I prevenuti risultano essere stati giudicati, nel procedimento definito in appello per l’impugnata sentenza, non per concorso nel presupposto reato di falso, ma per falsa testimonianza (art. 372 c.p.) e quindi per avere reso – nel corso dell’esame testimoniale svoltosi nel giudizio in cui loro colleghi, appartenenti alla Questura di Trapani, erano giudicati per falso ideologico nella formazione del verbale di arresto del cittadino extracomunitario L. – dichiarazioni false, ricostruendo gli accadimenti che all’arresto avevano dato luogo, in adesione ai sostanziali contenuti riportati nel presupposto falso verbale.

Peraltro in alcun modo venendo in considerazione, quanto al profilo da ultimo indicato, l’identità del linguaggio utilizzato in corso di deposizione rispetto a quello contenuto nell’atto.

Ogni critica portata in ricorso al giudizio espresso dalla Corte di merito su natura e consistenza delle lesioni accertate sulla persona del L. risulta poi del tutto inconcludente, rispetto al voluto fine di evidenziare discontinuità logiche dell’impugnata sentenza.

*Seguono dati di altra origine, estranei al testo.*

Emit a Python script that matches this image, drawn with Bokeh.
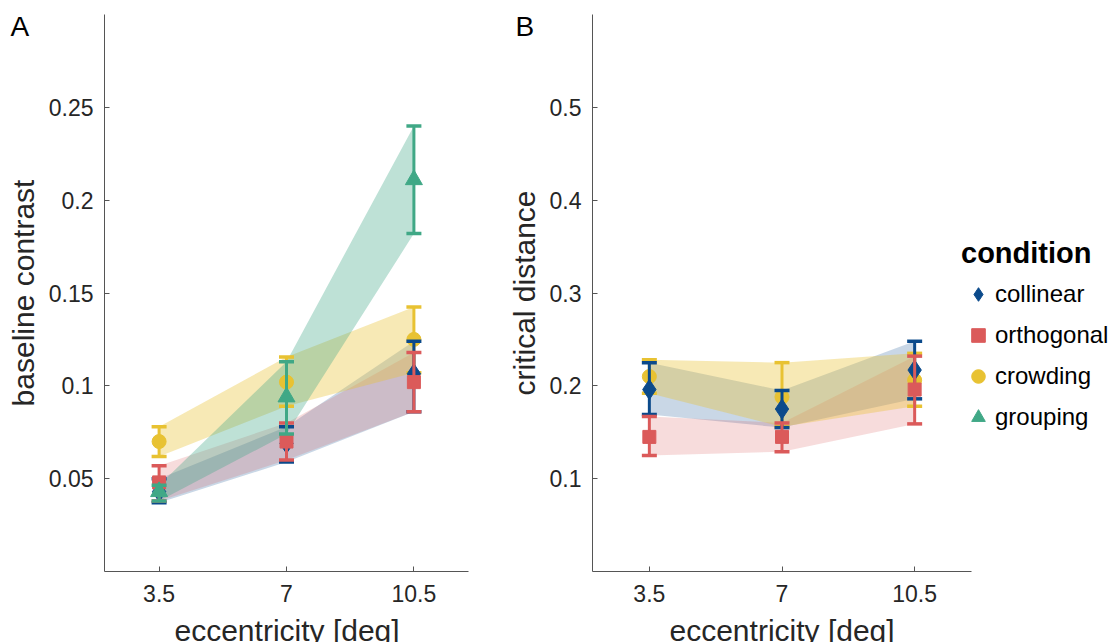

Quest’ultima infatti ampiamente e logicamente dà conto di quelle lesioni al fine di tracciare, con logico argomento, l’effettivo svolgimento degli accadimenti che avevano preceduto la formazione del verbale di arresto.

Generico ed aspecifico poi si appalesa ogni motivo articolato in ordine al trattamento sanzionatorio applicato dalla Corte non confrontandosi il primo con gli argomenti spesi sul punto in sentenza.

3. All’inammissibilità dei ricorsi segue (art. 616 c.p.p.) la condanna dei prevenuti al pagamento delle spese processuali e, ciascuno, a quello di una somma in favore della Cassa delle ammende, in ragione dei profili di colpa individuati nella spiegata articolazione dei motivi, per un importo che si reputa equo stimare in Euro 1.500,00.

P.Q.M.

Dichiara inammissibili i ricorsi e condanna i ricorrenti al pagamento delle spese processuali e, ciascuno, a quello della somma di Euro 1.500,00 in favore della Cassa delle ammende.

Così deciso in Roma, il 10 maggio 2016.

Depositato in Cancelleria il 14 giugno 2016.